_Data extract_
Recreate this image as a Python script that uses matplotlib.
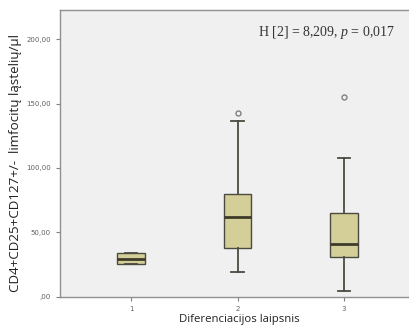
import matplotlib
matplotlib.use("Agg")
import matplotlib.pyplot as plt
from matplotlib.ticker import FuncFormatter

plt.rcParams["mathtext.fontset"] = "custom"
plt.rcParams["mathtext.rm"] = "Liberation Serif"
plt.rcParams["mathtext.it"] = "Liberation Serif:italic"

categories = ["1", "2", "3"]
q1 = [25.2, 38.0, 30.8]
median = [29.3, 62.1, 41.1]
q3 = [33.7, 79.5, 64.7]
whislo = [25.2, 19.4, 4.2]
whishi = [33.7, 136.4, 107.5]
outliers = [[], [142.4], [155.3]]
yticks = [0, 50, 100, 150, 200]

stats = []
for i, c in enumerate(categories):
    stats.append(dict(label=c, q1=q1[i], med=median[i], q3=q3[i],
                      whislo=whislo[i], whishi=whishi[i], fliers=outliers[i]))

fig = plt.figure(figsize=(4.10, 3.29), dpi=100)
ax = fig.add_axes([60/410, 1 - 296.7/329, 350/410, (296.7 - 10)/329])
ax.set_facecolor("#f0f0f0")

edge = "#4a4a40"
ax.bxp(stats, positions=[1, 2, 3], widths=0.255, patch_artist=True,
       boxprops=dict(facecolor="#d4cf98", edgecolor=edge, linewidth=1.0),
       medianprops=dict(color="#3d3a2a", linewidth=2.0),
       whiskerprops=dict(color=edge, linewidth=1.3),
       capprops=dict(color=edge, linewidth=1.3),
       capwidths=0.12,
       flierprops=dict(marker="o", markerfacecolor="none", markeredgecolor="#808080",
                       markersize=3.6, markeredgewidth=1.0))

ax.set_xlim(0.333, 3.62)
ax.set_ylim(0, 222.6)
ax.set_yticks(yticks)
ax.yaxis.set_major_formatter(FuncFormatter(lambda v, p: (",00" if v == 0 else f"{v:.2f}".replace(".", ","))))
ax.set_xticks([1, 2, 3])
ax.set_xticklabels(categories)
ax.tick_params(axis="both", labelsize=5, colors="#808080", labelcolor="#606060", length=3, width=0.8)

for s in ["left", "bottom", "top"]:
    ax.spines[s].set_color("#909090")
    ax.spines[s].set_linewidth(1.0)
ax.spines["right"].set_visible(False)

ax.set_ylabel("CD4+CD25+CD127+/-  limfocitų ląstelių/μl", fontsize=9.6, family="Open Sans", color="#222222")
ax.yaxis.set_label_coords(-0.108, 0.466)
ax.set_xlabel("Diferenciacijos laipsnis", fontsize=8.2, family="Open Sans", color="#222222")
ax.xaxis.set_label_coords(0.511, -0.062)

ax.text(0.957, 0.92, "H [2] = 8,209, $\\it{p}$ = $\\it{0{,}017}$", transform=ax.transAxes,
        ha="right", va="center", fontsize=10, family="Liberation Serif", color="#333333")

fig.savefig("out.png", dpi=100)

_Stated goal_
Take the listing above and restate it word for word, without its pictures.

_Exercise answer_
Recreate this image as a Python script that uses matplotlib.
import matplotlib
matplotlib.use("Agg")
import matplotlib.pyplot as plt
from matplotlib.ticker import FuncFormatter

plt.rcParams["mathtext.fontset"] = "custom"
plt.rcParams["mathtext.rm"] = "Liberation Serif"
plt.rcParams["mathtext.it"] = "Liberation Serif:italic"

categories = ["1", "2", "3"]
q1 = [25.2, 38.0, 30.8]
median = [29.3, 62.1, 41.1]
q3 = [33.7, 79.5, 64.7]
whislo = [25.2, 19.4, 4.2]
whishi = [33.7, 136.4, 107.5]
outliers = [[], [142.4], [155.3]]
yticks = [0, 50, 100, 150, 200]

stats = []
for i, c in enumerate(categories):
    stats.append(dict(label=c, q1=q1[i], med=median[i], q3=q3[i],
                      whislo=whislo[i], whishi=whishi[i], fliers=outliers[i]))

fig = plt.figure(figsize=(4.10, 3.29), dpi=100)
ax = fig.add_axes([60/410, 1 - 296.7/329, 350/410, (296.7 - 10)/329])
ax.set_facecolor("#f0f0f0")

edge = "#4a4a40"
ax.bxp(stats, positions=[1, 2, 3], widths=0.255, patch_artist=True,
       boxprops=dict(facecolor="#d4cf98", edgecolor=edge, linewidth=1.0),
       medianprops=dict(color="#3d3a2a", linewidth=2.0),
       whiskerprops=dict(color=edge, linewidth=1.3),
       capprops=dict(color=edge, linewidth=1.3),
       capwidths=0.12,
       flierprops=dict(marker="o", markerfacecolor="none", markeredgecolor="#808080",
                       markersize=3.6, markeredgewidth=1.0))

ax.set_xlim(0.333, 3.62)
ax.set_ylim(0, 222.6)
ax.set_yticks(yticks)
ax.yaxis.set_major_formatter(FuncFormatter(lambda v, p: (",00" if v == 0 else f"{v:.2f}".replace(".", ","))))
ax.set_xticks([1, 2, 3])
ax.set_xticklabels(categories)
ax.tick_params(axis="both", labelsize=5, colors="#808080", labelcolor="#606060", length=3, width=0.8)

for s in ["left", "bottom", "top"]:
    ax.spines[s].set_color("#909090")
    ax.spines[s].set_linewidth(1.0)
ax.spines["right"].set_visible(False)

ax.set_ylabel("CD4+CD25+CD127+/-  limfocitų ląstelių/μl", fontsize=9.6, family="Open Sans", color="#222222")
ax.yaxis.set_label_coords(-0.108, 0.466)
ax.set_xlabel("Diferenciacijos laipsnis", fontsize=8.2, family="Open Sans", color="#222222")
ax.xaxis.set_label_coords(0.511, -0.062)

ax.text(0.957, 0.92, "H [2] = 8,209, $\\it{p}$ = $\\it{0{,}017}$", transform=ax.transAxes,
        ha="right", va="center", fontsize=10, family="Liberation Serif", color="#333333")

fig.savefig("out.png", dpi=100)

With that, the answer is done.